Content Understanding & AI Moderation

2025–Present · Platform signals, moderation, governance

Content Understanding AI Moderation Policy Decisioning Evals

I build the AI that reads content on Roblox — ad creative and interactive experiences — and the moderation systems that act on what it finds. The same understanding signals feed surfaces well beyond moderation: brand suitability, discovery, ranking, creator and user experiences. This page describes the publicly safe shape of the work, not internal systems or numbers.

One model layer, many consumers

It helps to separate the two halves of the job. Content understanding is the model layer: multimodal systems that work out what a piece of creative or an experience actually contains. Moderation is the sharpest consumer of that layer — the decisions with enforcement behind them — but it is not the only one. Once a platform can genuinely read its own content, everything downstream wants the signal: discovery and ranking want quality and relevance, advertisers want brand suitability, creator tools want categorization, user surfaces want age appropriateness. Build the read once, and it compounds everywhere.

Why moderation is the hard version

Roblox is an ad-supported platform with a famously young audience, which means ads moderation sits at the intersection of two non-negotiable constraints at once: brand safety, which advertisers price, and child safety, which regulators enforce. There is no margin where one can be traded against the other. Moderation here is not a cost center bolted onto the ads business — it is the thing that makes the inventory trustworthy enough to sell at all.
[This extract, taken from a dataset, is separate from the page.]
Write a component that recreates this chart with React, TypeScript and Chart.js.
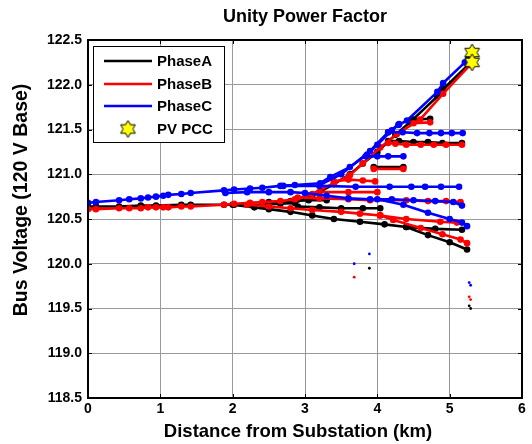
import React, { useEffect, useRef } from 'react';
import { Chart, registerables } from 'chart.js';
Chart.register(...registerables);

type P = [number, number];

const chartTitle = 'Unity Power Factor';
const xTitle = 'Distance from Substation (km)';
const yTitle = 'Bus Voltage (120 V Base)';
const legendLabels = ['PhaseA', 'PhaseB', 'PhaseC', 'PV PCC'];
const xMin = 0, xMax = 6, xStep = 1;
const yMin = 118.5, yMax = 122.5, yStep = 0.5;

// Phase A (black)
const phaseA_main: P[] = [[0,120.64],[0.11,120.64],[0.43,120.64],[0.73,120.65],[0.94,120.65],[1.29,120.66],[1.42,120.66],[1.88,120.66],[2.02,120.66],[2.41,120.66],[2.66,120.67],[2.86,120.68],[3.1,120.76],[3.4,120.89],[3.62,121.0],[3.8,121.12],[4.0,121.25],[4.25,121.44],[4.45,121.58],[4.83,121.87],[4.91,121.95],[5.28,122.24]];
const phaseA_h1: P[] = [[4.15,121.37],[4.3,121.37],[4.5,121.36],[4.7,121.36],[4.9,121.35],[5.17,121.35]];
const phaseA_h2: P[] = [[4.5,121.61],[4.73,121.62]];
const phaseA_h3: P[] = [[3.95,121.08],[4.36,121.08]];
const phaseA_mid: P[] = [[2.5,120.69],[2.8,120.7],[3.05,120.71],[3.3,120.71]];
const phaseA_mid2: P[] = [[2.9,120.64],[3.2,120.63],[3.5,120.62],[3.8,120.62],[4.04,120.62]];
const phaseA_low: P[] = [[2.0,120.66],[2.3,120.63],[2.5,120.61],[2.8,120.58],[3.1,120.54],[3.4,120.5],[3.76,120.47],[4.1,120.44],[4.4,120.41],[4.7,120.32],[5.0,120.24],[5.24,120.16]];
const phaseA_low2: P[] = [[4.4,120.41],[4.8,120.39],[5.17,120.38]];
const phaseA_dots: P[] = [[3.89,119.95],[5.27,119.53],[5.29,119.5]];

// Phase B (red)
const phaseB_main: P[] = [[0,120.61],[0.11,120.61],[0.43,120.62],[0.57,120.62],[0.73,120.62],[0.83,120.63],[0.94,120.63],[1.04,120.63],[1.11,120.63],[1.29,120.64],[1.42,120.64],[1.88,120.66],[2.02,120.67],[2.24,120.68],[2.41,120.69],[2.66,120.7],[2.86,120.72],[3.1,120.78],[3.4,120.9],[3.62,120.99],[3.8,121.12],[4.04,121.3],[4.27,121.45],[4.59,121.61],[4.91,121.9],[5.28,122.22]];
const phaseB_h1: P[] = [[4.15,121.35],[4.25,121.34],[4.4,121.33],[4.6,121.33],[4.78,121.33],[4.95,121.33],[5.17,121.33]];
const phaseB_h2: P[] = [[4.5,121.57],[4.73,121.58]];
const phaseB_h3: P[] = [[3.95,121.06],[4.36,121.06]];
const phaseB_h4: P[] = [[3.4,120.92],[3.6,120.94],[3.8,120.93],[3.97,120.92]];
const phaseB_mid: P[] = [[2.9,120.74],[3.2,120.73],[3.6,120.72],[3.9,120.71],[4.4,120.71],[4.7,120.7],[4.95,120.7],[5.15,120.69]];
const phaseB_mid2: P[] = [[3.2,120.8],[3.6,120.8],[4.0,120.8]];
const phaseB_low: P[] = [[2.2,120.66],[2.5,120.64],[2.8,120.62],[3.1,120.6],[3.5,120.58],[3.76,120.56],[4.04,120.54],[4.22,120.49],[4.6,120.4],[4.9,120.33],[5.15,120.27],[5.24,120.23]];
const phaseB_low2: P[] = [[4.04,120.54],[4.4,120.5],[4.87,120.47],[5.1,120.46]];
const phaseB_dots: P[] = [[3.68,119.85],[5.27,119.63],[5.29,119.6]];

// Phase C (blue)
const phaseC_main: P[] = [[0,120.68],[0.11,120.69],[0.43,120.71],[0.57,120.72],[0.73,120.73],[0.83,120.74],[0.94,120.75],[1.04,120.76],[1.11,120.77],[1.29,120.78],[1.42,120.79],[1.88,120.82],[2.02,120.83],[2.24,120.84],[2.41,120.85],[2.66,120.87],[2.86,120.88],[3.21,120.9],[3.35,120.97],[3.62,121.08],[3.86,121.22],[4.0,121.33],[4.2,121.49],[4.29,121.55],[4.41,121.6],[4.83,121.92],[4.91,122.02],[5.21,122.25],[5.26,122.3]];
const phaseC_up2: P[] = [[3.2,120.88],[3.5,121.0],[3.9,121.26],[4.15,121.47],[4.3,121.56]];
const phaseC_h1: P[] = [[4.15,121.47],[4.35,121.47],[4.55,121.46],[4.72,121.46],[4.88,121.46],[5.03,121.46],[5.18,121.46]];
const phaseC_h2: P[] = [[3.84,121.2],[4.0,121.2],[4.15,121.2],[4.36,121.2]];
const phaseC_h3: P[] = [[2.7,120.87],[3.2,120.87],[3.7,120.86],[4.17,120.86],[4.47,120.86],[4.66,120.86],[4.88,120.86],[5.13,120.86]];
const phaseC_mid: P[] = [[1.9,120.79],[2.2,120.8],[2.5,120.8],[2.8,120.8],[3.0,120.79],[3.3,120.76],[3.6,120.73],[3.9,120.72],[4.2,120.72],[4.5,120.71],[4.8,120.7],[5.05,120.69],[5.17,120.65]];
const phaseC_low: P[] = [[4.0,120.72],[4.36,120.66],[4.7,120.57],[5.0,120.5],[5.17,120.46],[5.24,120.42]];
const phaseC_dots: P[] = [[3.68,120.0],[3.89,120.11],[5.27,119.79],[5.29,119.76]];

// PV point of common coupling
const pvPcc: P[] = [[5.31,122.36],[5.31,122.25]];

const BLACK = '#000000';
const RED = '#ff0000';
const BLUE = '#0000ff';
const STAR_FILL = '#ffff00';

function makeStar(R: number): HTMLCanvasElement {
  const c = document.createElement('canvas');
  const s = Math.ceil(R * 2 + 4);
  c.width = s; c.height = s;
  const ctx = c.getContext('2d')!;
  const cx = s / 2, cy = s / 2;
  const r = R / Math.sqrt(3);
  ctx.beginPath();
  for (let i = 0; i < 12; i++) {
    const ang = -Math.PI / 2 + (i * Math.PI) / 6;
    const rad = i % 2 === 0 ? R : r;
    const x = cx + rad * Math.cos(ang), y = cy + rad * Math.sin(ang);
    if (i === 0) ctx.moveTo(x, y); else ctx.lineTo(x, y);
  }
  ctx.closePath();
  ctx.fillStyle = STAR_FILL;
  ctx.fill();
  ctx.lineWidth = 1;
  ctx.strokeStyle = '#000';
  ctx.stroke();
  return c;
}

const toXY = (pts: P[]) => pts.map(([x, y]) => ({ x, y }));

function lineDs(pts: P[], color: string) {
  return {
    data: toXY(pts),
    showLine: true,
    borderColor: color,
    backgroundColor: color,
    borderWidth: 2.6,
    pointRadius: 3.3,
    pointBorderWidth: 0,
    pointBackgroundColor: color,
    tension: 0,
  };
}
function dotDs(pts: P[], color: string) {
  return {
    data: toXY(pts),
    showLine: false,
    borderColor: color,
    backgroundColor: color,
    pointRadius: 1.4,
    pointBorderWidth: 0,
  };
}

const FONT = 'Arial, "Liberation Sans", sans-serif';

export default function App() {
  const ref = useRef<HTMLCanvasElement | null>(null);
  useEffect(() => {
    const canvas = ref.current!;
    const star = makeStar(8.5);
    const legendStar = makeStar(8.5);

    const datasets: any[] = [
      { data: toXY(pvPcc), showLine: false, pointStyle: star, pointRadius: 9 },
      ...[phaseC_main, phaseC_up2, phaseC_h1, phaseC_h2, phaseC_h3, phaseC_mid, phaseC_low].map((p) => lineDs(p, BLUE)),
      dotDs(phaseC_dots, BLUE),
      ...[phaseB_main, phaseB_h1, phaseB_h2, phaseB_h3, phaseB_h4, phaseB_mid, phaseB_mid2, phaseB_low, phaseB_low2].map((p) => lineDs(p, RED)),
      dotDs(phaseB_dots, RED),
      ...[phaseA_main, phaseA_h1, phaseA_h2, phaseA_h3, phaseA_mid, phaseA_mid2, phaseA_low, phaseA_low2].map((p) => lineDs(p, BLACK)),
      dotDs(phaseA_dots, BLACK),
    ];

    const decor = {
      id: 'matlabDecor',
      afterDraw(chart: any) {
        const ctx = chart.ctx as CanvasRenderingContext2D;
        const { left, right, top, bottom } = chart.chartArea;
        const xs = chart.scales.x, ys = chart.scales.y;
        ctx.save();
        // inner ticks
        ctx.strokeStyle = '#000';
        ctx.lineWidth = 1;
        ctx.beginPath();
        for (let v = xMin; v <= xMax + 1e-9; v += xStep) {
          const px = Math.round(xs.getPixelForValue(v)) + 0.5;
          ctx.moveTo(px, bottom); ctx.lineTo(px, bottom - 4);
          ctx.moveTo(px, top); ctx.lineTo(px, top + 4);
        }
        for (let v = yMin; v <= yMax + 1e-9; v += yStep) {
          const py = Math.round(ys.getPixelForValue(v)) + 0.5;
          ctx.moveTo(left, py); ctx.lineTo(left + 4, py);
          ctx.moveTo(right, py); ctx.lineTo(right - 4, py);
        }
        ctx.stroke();
        // box
        ctx.lineWidth = 2;
        ctx.strokeRect(left, top, right - left, bottom - top);

        // legend
        const lx = 93.5, ly = 46.5, lw = 131, lh = 96;
        ctx.fillStyle = '#fff';
        ctx.fillRect(lx, ly, lw, lh);
        ctx.lineWidth = 1;
        ctx.strokeStyle = '#000';
        ctx.strokeRect(lx, ly, lw, lh);
        const rows = [61, 84, 106, 129];
        const cols = [BLACK, RED, BLUE];
        ctx.font = `bold 15px ${FONT}`;
        ctx.textBaseline = 'middle';
        ctx.textAlign = 'left';
        rows.forEach((ry, i) => {
          if (i < 3) {
            ctx.strokeStyle = cols[i];
            ctx.lineWidth = 2.5;
            ctx.beginPath();
            ctx.moveTo(104, ry); ctx.lineTo(152, ry);
            ctx.stroke();
          } else {
            ctx.drawImage(legendStar, 128 - legendStar.width / 2, ry - legendStar.height / 2);
          }
          ctx.fillStyle = '#000';
          ctx.fillText(legendLabels[i], 157, ry + 1);
        });

        // titles
        ctx.fillStyle = '#000';
        ctx.textAlign = 'center';
        ctx.textBaseline = 'middle';
        ctx.font = `bold 18px ${FONT}`;
        ctx.fillText(chartTitle, (left + right) / 2, 17);
        ctx.font = `bold 18.5px ${FONT}`;
        ctx.fillText(xTitle, 298, 432);
        ctx.save();
        ctx.translate(22, 200);
        ctx.rotate(-Math.PI / 2);
        ctx.font = `bold 19.5px ${FONT}`;
        ctx.fillText(yTitle, 0, 0);
        ctx.restore();
        ctx.restore();
      },
    };

    const chart = new Chart(canvas, {
      type: 'scatter',
      data: { datasets },
      options: {
        animation: false,
        responsive: true,
        maintainAspectRatio: false,
        layout: { padding: { left: 0, right: 10, top: 40, bottom: 0 } },
        plugins: { legend: { display: false }, tooltip: { enabled: false }, title: { display: false } },
        elements: { line: { borderJoinStyle: 'round', borderCapStyle: 'round' } },
        scales: {
          x: {
            type: 'linear', min: xMin, max: xMax,
            afterFit: (s: any) => { s.height = 46; },
            ticks: { stepSize: xStep, color: '#000', font: { family: FONT, size: 14, weight: 'bold' }, padding: 3, maxRotation: 0 },
            grid: { color: '#999999', lineWidth: 1, drawTicks: false },
            border: { display: false },
          },
          y: {
            type: 'linear', min: yMin, max: yMax,
            afterFit: (s: any) => { s.width = 88; },
            ticks: { stepSize: yStep, color: '#000', font: { family: FONT, size: 14, weight: 'bold' }, padding: 6 },
            grid: { color: '#999999', lineWidth: 1, drawTicks: false },
            border: { display: false },
          },
        },
      },
      plugins: [decor],
    } as any);
    return () => chart.destroy();
  }, []);

  return (
    <div style={{ position: 'fixed', left: 0, top: 0, width: 532, height: 444, background: '#fff' }}>
      <canvas ref={ref} />
    </div>
  );
}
The content makes it harder still. At YouTube I built systems that read video — content that cooperates, in the sense that it is the same file every time you look at it. Ad creative on Roblox is adversarial: it is produced by parties who sometimes want to be misread, and it can include or lead into interactive experiences whose behavior is not fully visible from their static assets. The read is harder, and the consequences of a wrong read are higher.

The shape of the system

Stripped of internal detail, the pipeline turns evidence into decisions. Models read the creative across modalities — visuals, audio, text, the destination it leads to — against policy. The outputs do not act directly; they flow into policy decisioning that produces an explicit, recorded outcome: approve, reject, restrict, or escalate to a human reviewer. Every decision carries its evidence with it, because a moderation decision a platform cannot reconstruct later is a liability, both to advertisers asking why and to regulators asking how.

The parts I care most about are the governance layers, because they are what let the models be used at all:

Evals as the gate. A model earns decision scope by demonstrating agreement with human judgment on curated case sets — and keeps that scope only while its disagreement and incident evidence stays inside bounds. I think of this as autonomy earning scope, and it is the operating principle of the whole system.
Human escalation as a designed path, not an exception handler. The interesting design question is which cases route to people, with what evidence attached, and how reviewer decisions flow back into the eval sets as precedent.
Auditability as a first-class output. The decision record is a product surface — for internal review, advertiser communication, and the transparency obligations that come with regimes like the EU's Digital Services Act.

What's next: experience understanding

The frontier I am taking on now is the content you cannot read from outside: the interactive experiences themselves. An experience is a program; much of what it contains only exists when someone plays it. The direction is to put the observer inside the content — train and run agents in the same sandbox the experience runs in, let them explore, and collect artifacts along the way: screenshots, transcripts, event traces, interaction logs. Those artifacts get distilled into an experience understanding record — a structured, versioned description of what an experience actually contains and does — that ads suitability, age appropriateness, discovery, and safety systems can all consume.

It is the same discipline as moment-level video understanding, one generation harder: content you have to inhabit to read, observed by agents instead of encoders. The open research problems — exploration coverage versus cost, evaluating the records themselves, experiences that behave differently when observed — are written up in my research notes.

The lineage

I have watched this "build the read once, it compounds everywhere" pattern play out before. At YouTube I built moment-level video understanding for brand ads; it launched publicly as Peak Points, and the underlying signals then diffused into YouTube's contextual platform — powering contextual sponsorship matching between brands and creators, among other surfaces. The Roblox work is the same play on harder content, and experience understanding is the part of the read that does not exist yet.